2022 Selection Committee
Jill Anholt
Artist and principal of Jill Anholt Studio, Anholt is recognized nationally and internationally for her public realm artworks that engage and activate themes of urban sustainability and placemaking. Through her practice and process, which is rooted in an education based in both sculpture and architecture, she explores hidden stories, systems, and conditions of a particular place, which she weaves into dynamic spatial installations that invite active engagement with a viewer. Anholt’s built work often incorporates illumination and interactivity and ranges from smaller scale interpretive features to complex, integrated civic projects for municipalities and developments across North America.
Grant Fahlgren
Fahlgren is a member of Wabigoon Lake Ojibway Nation, Chair and founding member of the Reconciliation Advisory Committee of the Canadian Society ofLandscape Architects, and a Frank Knox Fellow and Fulbright Student at Harvard GSD. He received a Bachelor of Environmental Design from the University of Manitoba and Master of Landscape Architecture from UBC, where his thesis focused on the potential of traditional knowledge to mitigate impacts of sea-level rise. In 2015, he was named the first Canadian National Olmsted Scholar by the Landscape Architecture Foundation.
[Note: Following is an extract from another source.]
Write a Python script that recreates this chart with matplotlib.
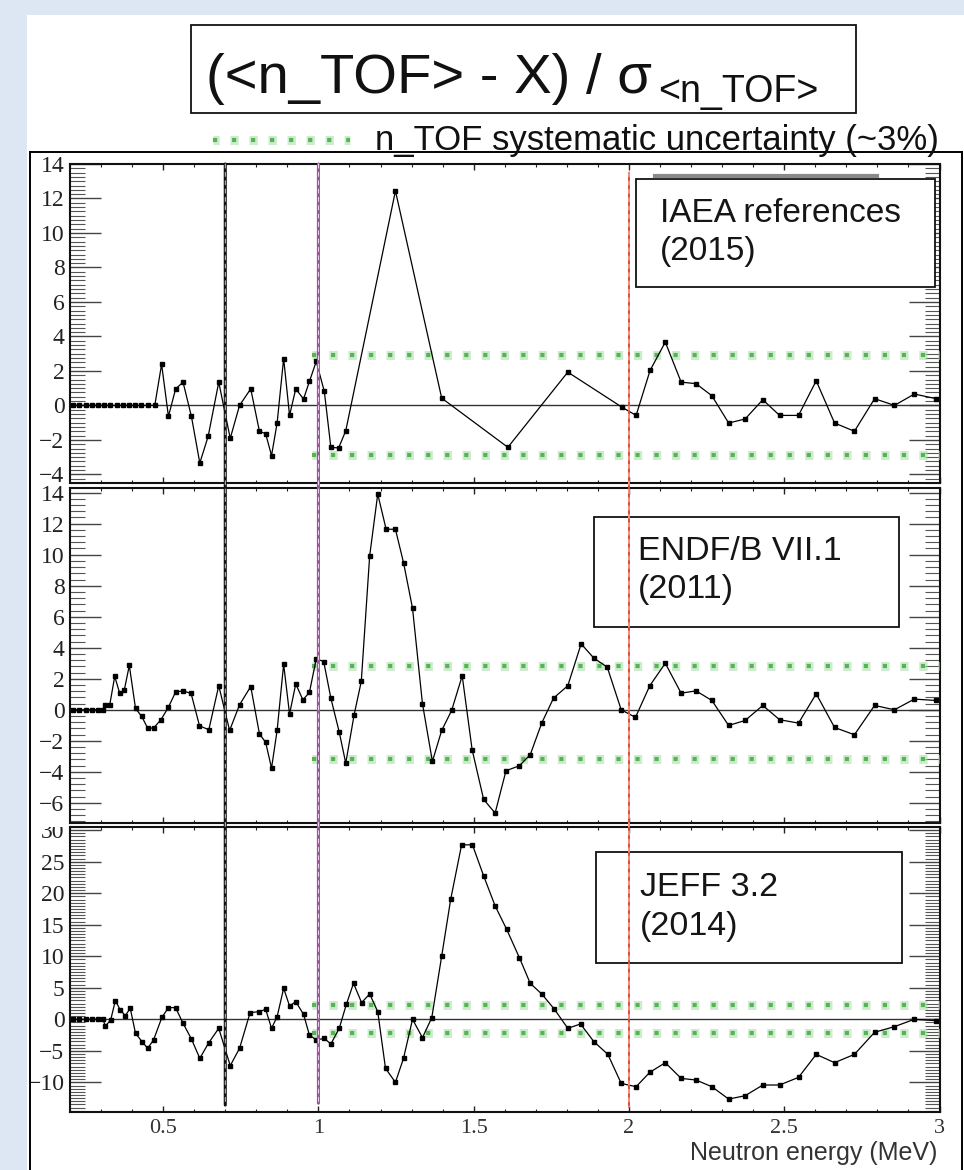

The award has supported the expansion of his research on Indigenous adaptations to climate change and informs his work with Indigenous communities as well as his contributions to the Canadian National Adaptation Strategy.
Tudor Radulescu
Radulescu is co-founder of KANVA, a Montreal-based multidisciplinary architectural firm. His work is at the forefront of thinking, imagining, drawing and constructing collective space. For over twenty years, Radulescu has been leading a team of dynamic architects, artfully maintaining a balance between the theoretical and practical aspects of the profession and seeking to question and transform the built environment. Each of his projects are engaging, memorable and sensitive to the human experience and to contemporary culture. Through his work at KANVA, he has earned numerous honours, publications, awards and distinctions.
Blair Satterfield
Satterfield is Chair of Architecture at UBC SALA, where he teaches design and design media. He is also founder and director of UBC’s HiLo Lab, and co-founding principal with Marc Swackhamer of the research design collaborative HouMinn Practice. HiLo and HouMinn have been published and exhibited widely and have garnered numerous awards for design, including R&D Awards from Architect magazine, Core77, ACSA, and ID Magazine. Satterfield’s work has also won multiple AIA awards for architecture and urbanism. HiLo Lab, collaborating with Ottawa based YOW+, is one of four teams shortlisted to represent Canada at the 2023 Venice Biennale of Architecture.
Brigitte Shim
Shim is a founding principal at Shim-Sutcliffe Architects, one of Canada’s most innovative architectural practices with an international reputation for masterful designs that bridge architecture, landscape, interiors, furniture, lighting and hardware. Shim is also a professor at the John H. Daniels Faculty of Architecture, Landscape, and Design at the University of Toronto. She is a Fellow of the Royal Architectural Institute of Canada (FRAIC), an Honorary Fellow of the American Institute of Architects (Hon. FAIA), and an elected member of the Royal Canadian Academy (RCA). In 2013, Shim was awarded the Order of Canada along with the Queen Elizabeth II Diamond Jubilee Medal. In 2021, Shim and partner A. Howard Sutcliffe won the Royal Architectural Institute of Canada’s Gold Medal.